When departing Senator Jeff Flake indicated, the other day, that he would vote to place President Trump’s nominee Brett Kavanaugh onto the Supreme Court — despite the ugly accusations of Kavanaugh’s youthful sexual misconduct — much re-tweeted actress Alyssa Milano called him a “coward.”
We understand what she means. Because Flake “caved” to pressure from his party* — the GOP — he proved himself “spineless,” in another Twitterer’s terminology.
But the thing is, calling your opponent a coward because he does not do what you want is at least a bit odd. One does not approach a knight defending his castle and call him a coward for not surrendering.
Weird world, eh?

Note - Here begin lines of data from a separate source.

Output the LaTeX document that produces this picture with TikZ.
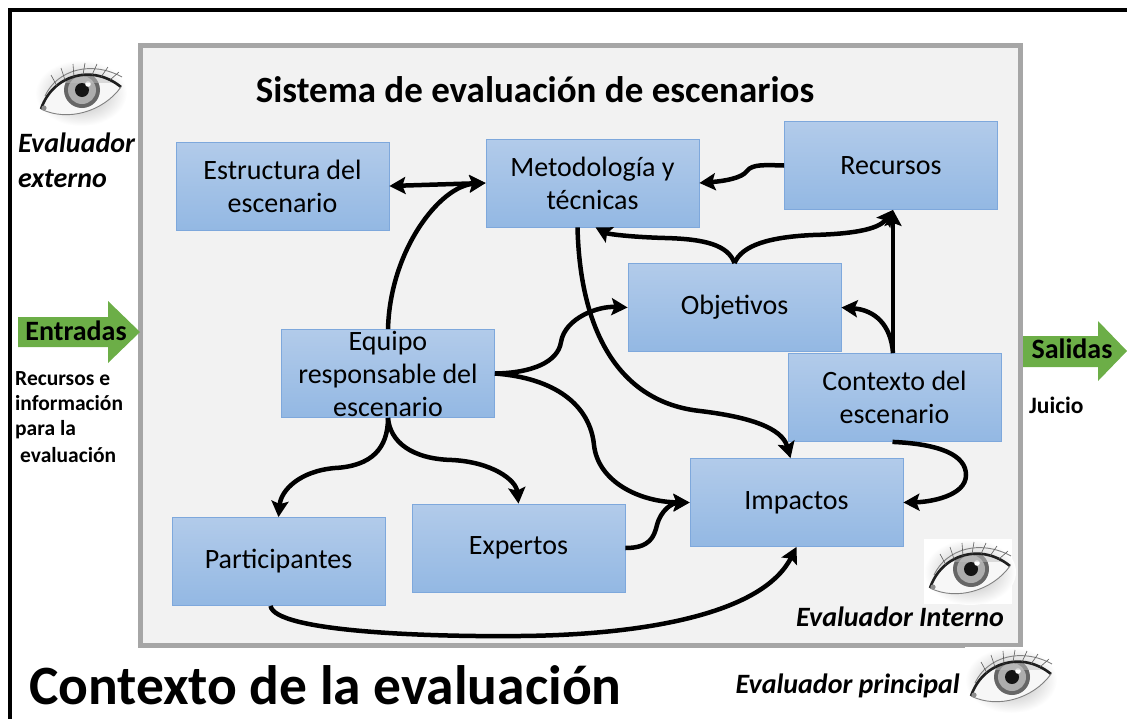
\documentclass[tikz,border=0pt]{standalone}
\usepackage{fontspec}
\setmainfont{Carlito}
\usetikzlibrary{arrows.meta}

\definecolor{boxtop}{HTML}{B2CBEA}
\definecolor{boxbot}{HTML}{93B8E3}
\definecolor{boxline}{HTML}{7EA8DC}
\definecolor{panel}{HTML}{F2F2F2}
\definecolor{panelline}{HTML}{A6A6A6}
\definecolor{flow}{HTML}{6CAE47}

\tikzset{
  >={Stealth[length=16pt,width=17pt,inset=3pt]},
  stepbox/.style={rectangle, draw=boxline, line width=0.8pt,
    top color=boxtop, bottom color=boxbot,
    minimum width=213pt, minimum height=88pt, inner sep=0pt,
    align=center, font=\fontsize{28}{33}\selectfont},
  link/.style={line width=4.5pt, ->},
  sidetext/.style={inner sep=0pt, font=\bfseries\fontsize{21.5}{25}\selectfont},
  evaltext/.style={inner sep=0pt, font=\bfseries\itshape\fontsize{28}{35}\selectfont},
  flowtext/.style={inner sep=0pt, font=\bfseries\fontsize{28}{32}\selectfont},
  % a small pencil-style eye, 88 x 65, placed by its top-left corner
  eyepic/.pic={
    \fill[white] (0,0) rectangle (88,65);
    \shade[inner color=black!32, outer color=white] (46,33) ellipse [x radius=46, y radius=33];
    \draw[black!50, line width=0.9pt] (10,36) .. controls (22,10) and (56,0) .. (87,17);
    \fill[black!3] (6,49) .. controls (18,14) and (58,4) .. (86,27)
                   .. controls (68,52) and (32,62) .. (6,49) -- cycle;
    \begin{scope}
      \clip (6,49) .. controls (18,14) and (58,4) .. (86,27)
            .. controls (68,52) and (32,62) .. (6,49) -- cycle;
      \fill[black!60] (47,30) circle (18);
      \fill[black!32] (47,30) circle (14);
      \fill[black!92] (47,30) circle (7);
      \fill[white] (53,24) circle (2.8);
      \fill[black!25, opacity=0.5] (6,8) rectangle (88,23);
    \end{scope}
    \draw[black!88, line width=2.6pt] (6,49) .. controls (18,14) and (58,4) .. (86,27);
    \draw[black!50, line width=0.9pt] (6,49) .. controls (32,62) and (68,52) .. (86,27);
    \fill[black!45] (9,48) circle (2.6);
    \foreach \a/\b/\c/\d in {22/26/16/15, 30/20/26/8, 39/17/38/4, 48/15/50/3,
                             57/15/62/4, 66/17/73/7, 75/20/84/12}
      \draw[black!65, line width=0.6pt] (\a,\b) -- (\c,\d);
  }
}

\begin{document}
\begin{tikzpicture}[x=1pt,y=-1pt]
\useasboundingbox (0,0) rectangle (1127,718);

% outer frame of the evaluation context
\draw[line width=4pt] (10,730) -- (10,10) -- (1140,10);

% the scenario evaluation system panel
\draw[draw=panelline, line width=4.5pt, fill=panel] (140.5,45.5) rectangle (1020.5,645.5);
\node[anchor=base, inner sep=0pt, font=\bfseries\fontsize{37}{42}\selectfont] (title) at (535,102)
  {Sistema de evaluación de escenarios};

% components
\node[stepbox] (estr) at (282.5,186)   {Estructura del\\escenario};
\node[stepbox] (meto) at (592.5,183)   {Metodología y\\técnicas};
\node[stepbox] (recu) at (891,165.5)   {Recursos};
\node[stepbox] (obje) at (734.5,307.5) {Objetivos};
\node[stepbox] (equi) at (388,373.5)   {Equipo\\responsable del\\escenario};
\node[stepbox] (cont) at (894.5,397.5) {Contexto del\\escenario};
\node[stepbox] (impa) at (796.5,502.5) {Impactos};
\node[stepbox] (part) at (278.5,561.5) {Participantes};
\node[stepbox] (expe) at (518.5,548)   {Expertos};

% relations
\draw[link,<->] (estr.east) -- (meto.west);
\draw[link] (equi.north) .. controls (390,250) and (440,186) .. (meto.west);
\draw[link] (recu.west) .. controls (765,165) and (752,164) .. (747,171)
            .. controls (742,178) and (725,181) .. (meto.east);
\draw[link] (obje.north) .. controls (728,245) and (705,239) .. (665,238)
            .. controls (630,237) and (608,234) .. ([xshift=3pt]meto.south);
\draw[link] (obje.north) .. controls (742,245) and (770,237) .. (813,235)
            .. controls (850,234) and (878,230) .. ([xshift=2pt]recu.south);
\draw[link] ([xshift=-1.5pt]cont.north) -- ([xshift=2pt]recu.south);
\draw[link] ([xshift=-1.5pt]cont.north) .. controls (891,325) and (875,310) .. (obje.east);
\draw[link] ([xshift=-15pt]meto.south) .. controls (580,330) and (618,402) .. (700,411)
            .. controls (750,417) and (782,428) .. ([xshift=-6pt]impa.north);
\draw[link] (equi.east) .. controls (532,373) and (558,362) .. (561,342)
            .. controls (565,318) and (598,306) .. (obje.west);
\draw[link] (equi.east) .. controls (555,378) and (590,405) .. (594,445)
            .. controls (598,482) and (640,502) .. (impa.west);
\draw[link] (equi.south) .. controls (388,448) and (372,466) .. (335,468)
            .. controls (300,471) and (281,490) .. (part.north);
\draw[link] (equi.south) .. controls (390,442) and (412,459) .. (452,460)
            .. controls (492,462) and (516,480) .. (expe.north);
\draw[link] (expe.east) .. controls (650,548) and (654,537) .. (657,525)
            .. controls (661,510) and (672,503) .. (impa.west);
\draw[link] ([xshift=-2pt]cont.south) .. controls (940,444) and (966,455) .. (966,475)
            .. controls (966,496) and (930,502) .. (impa.east);
\draw[link] ([xshift=-8pt]part.south) .. controls (275,632) and (430,637) .. (520,636)
            .. controls (640,635) and (762,615) .. (impa.south);

% inputs
\fill[flow] (18,317) -- (108,317) -- (108,301) -- (140,332) -- (108,363) -- (108,347) -- (18,347) -- cycle;
\node[flowtext, anchor=base] (inlbl) at (76,340) {Entradas};
\node[sidetext, anchor=base west] (in1) at (15,385) {Recursos e};
\node[sidetext, anchor=base west] (in2) at (15,410) {información};
\node[sidetext, anchor=base west] (in3) at (15,435) {para la};
\node[sidetext, anchor=base west] (in4) at (20,462) {evaluación};

% outputs
\fill[flow] (1023,336) -- (1098,336) -- (1098,321) -- (1127,351) -- (1098,381) -- (1098,367) -- (1023,367) -- cycle;
\node[flowtext, anchor=base] (outlbl) at (1072,358) {Salidas};
\node[sidetext, anchor=base west, font=\bfseries\fontsize{23.5}{28}\selectfont] (out1) at (1029,413) {Juicio};

% evaluators
\pic at (35,60) {eyepic};
\node[evaltext, anchor=base west] (ext1) at (18,152) {Evaluador};
\node[evaltext, anchor=base west] (ext2) at (18,187) {externo};
\pic at (924,539) {eyepic};
\node[evaltext, anchor=base east] (intl) at (1004,626) {Evaluador Interno};
\pic at (965,647) {eyepic};
\node[evaltext, anchor=base east] (prin) at (960,693) {Evaluador principal};

% context caption
\node[anchor=base west, inner sep=0pt, font=\bfseries\fontsize{55.5}{60}\selectfont] (ctx) at (29,704)
  {Contexto de la evaluación};
\end{tikzpicture}
\end{document}
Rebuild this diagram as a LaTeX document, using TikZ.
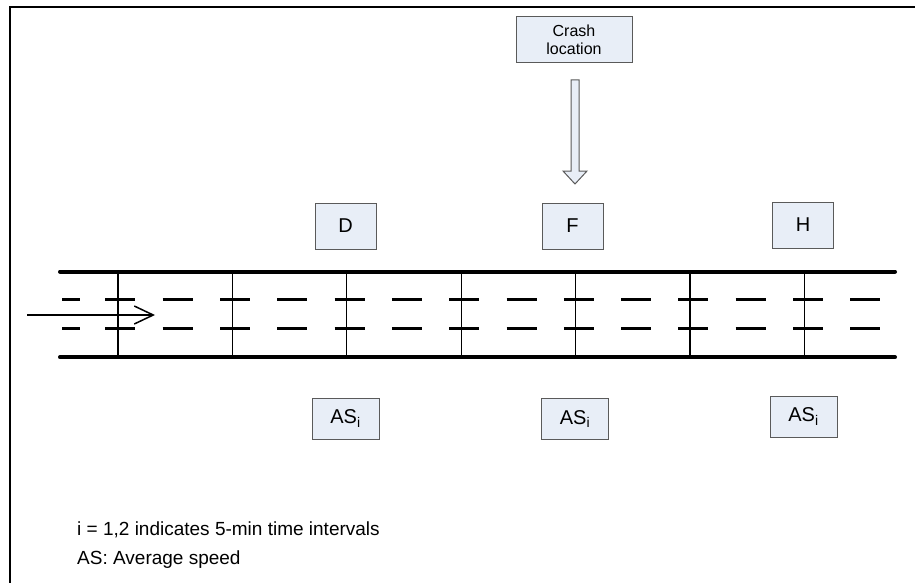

Where our enemies are cowards for opposing us!
This is not new. Remember George W. Bush calling the terrorists of 9/11 “faceless cowards”? Bill Maher lost his comedy newschat show at the time because he made the obvious point that people who give their lives to a cause, even if terrible, are anything but cowards.
Human beings are a mixed bag — of virtues and vices. This should be treated as a given . . . for folks on all sides.
In one sense, however, Ms. Milano and many others in the Twitter brigades are not wrong. In politics, today, our biggest challenge is often resisting the besetting sins of our respective tribes.
But the fact that she and her friends “call out” the Senator for his partisan moral failings while rigorously maintaining their partisan ranks does not exactly indicate a moral heroism transcending partisanship.
This is Common Sense. I’m Paul Jacob.
* Some Republicans likely regard Flake as “caving” to pressure from the left, by calling for an FBI investigation before a Senate floor vote on the Kavanaugh nomination. Flake did this after a confrontation with two women who were victims of sexual assault.